I mean at cloudy nights, everywhere is same so it can not snow when it rains in nearby areas but at clear nights, temperature differences occur. Only at clear nights and when the weather is calm.

There are 4 nearby official weather stations at the same elevation and strange temperature differences occur at clear nights. 2 is near sea, other two is a little away from sea, one of which is just near the mountain. 4 of them are at the same elevation. Is it about temperature inversion or something? At cloudy nights, all 4 locations are the same but at clear nights, readings are strange with temperature differences.

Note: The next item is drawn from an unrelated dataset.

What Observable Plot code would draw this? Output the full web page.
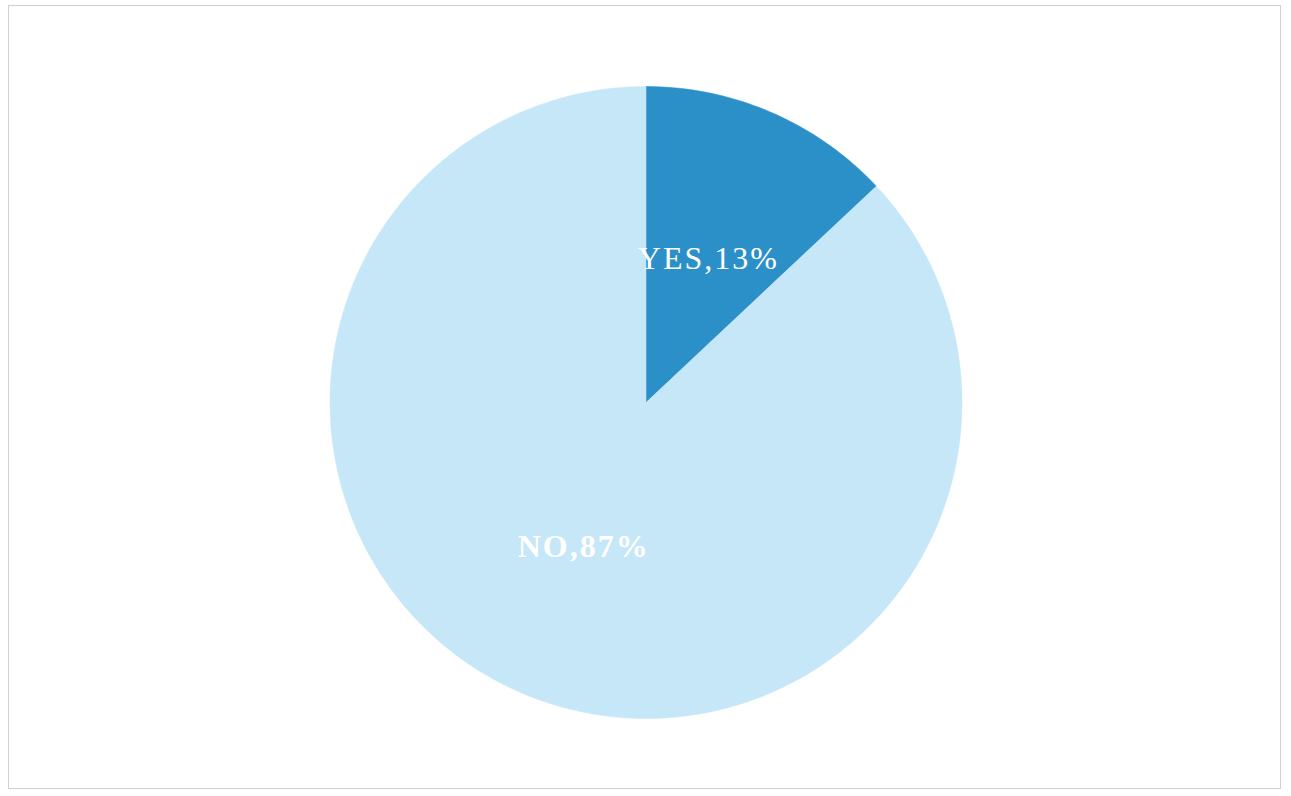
<!DOCTYPE html>
<html>
<head>
<meta charset="utf-8">
<script src="https://cdn.jsdelivr.net/npm/d3@7"></script>
<script src="https://cdn.jsdelivr.net/npm/@observablehq/plot@0.6"></script>
<style>
  html, body { margin: 0; padding: 0; background: #fff; }
  #wrap { position: relative; width: 1291px; height: 796px; }
  #frame { position: absolute; left: 8px; top: 5px; width: 1273px; height: 784px; border: 1px solid #cfcfd4; box-sizing: border-box; pointer-events: none; }
  #chart svg text { letter-spacing: 2px; }
</style>
</head>
<body>
<div id="wrap">
  <div id="chart"></div>
  <div id="frame"></div>
</div>
<script>
const categories = ["YES", "NO"];
const values = [13, 87];
const colors = ["#2c90c8", "#c6e7f8"];
const labelWeights = ["normal", "bold"];

const pie = d3.pie().sort(null).value(d => d.value)(
  categories.map((c, i) => ({ category: c, value: values[i], color: colors[i], weight: labelWeights[i] }))
);

// Build slice outlines from pie angles (angle 0 = 12 o'clock, clockwise)
const pts = [];
pie.forEach(s => {
  const n = Math.max(2, Math.ceil((s.endAngle - s.startAngle) / (Math.PI / 180)));
  pts.push({ category: s.data.category, x: 0, y: 0 });
  for (let k = 0; k <= n; k++) {
    const a = s.startAngle + (s.endAngle - s.startAngle) * k / n;
    pts.push({ category: s.data.category, x: Math.sin(a), y: Math.cos(a) });
  }
  pts.push({ category: s.data.category, x: 0, y: 0 });
});

const lr = 0.497;
const labels = pie.map(s => {
  const a = (s.startAngle + s.endAngle) / 2;
  return { text: `${s.data.category},${s.data.value}%`, x: lr * Math.sin(a), y: lr * Math.cos(a), weight: s.data.weight };
});

const plot = Plot.plot({
  width: 1291,
  height: 796,
  marginLeft: 329.5,
  marginRight: 329.5,
  marginTop: 86,
  marginBottom: 78,
  x: { domain: [-1, 1], axis: null },
  y: { domain: [-1, 1], axis: null },
  color: { domain: categories, range: colors },
  style: { background: "transparent", fontFamily: "'Liberation Serif', 'Times New Roman', serif" },
  marks: [
    Plot.line(pts, { x: "x", y: "y", z: "category", fill: "category", stroke: "category", strokeWidth: 0.5, curve: "linear" }),
    ...labels.map(l => Plot.text([l], {
      x: "x", y: "y", text: "text", fill: "white", fontSize: 32, fontWeight: l.weight,
      textAnchor: "middle", lineAnchor: "middle"
    }))
  ]
});
document.getElementById("chart").appendChild(plot);
</script>
</body>
</html>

In the daytime, no matter it is sunny or cloudy, the readings are smilar. If it is cloudy at night, the readings are again smilar but if it is clear at night, strange temperature differences occur among the official weather stations.


----------



## Strange Magic (Sep 14, 2015)

It sounds like the difference is in the degree of radiative cooling at night, when heat in the infra-red is radiated directly up and out into space. This will be affected by degree of lush vegetation, tree cover, etc. versus grassland versus heat stored in concrete and blacktop during the day.

https://en.m.wikipedia.org/wiki/Radiative_cooling


----------



## KenOC (Mar 7, 2011)

At my house, the temperature can vary three degrees between the front and back yards depending on the angle of the sun, the prevailing wind, and so forth.


----------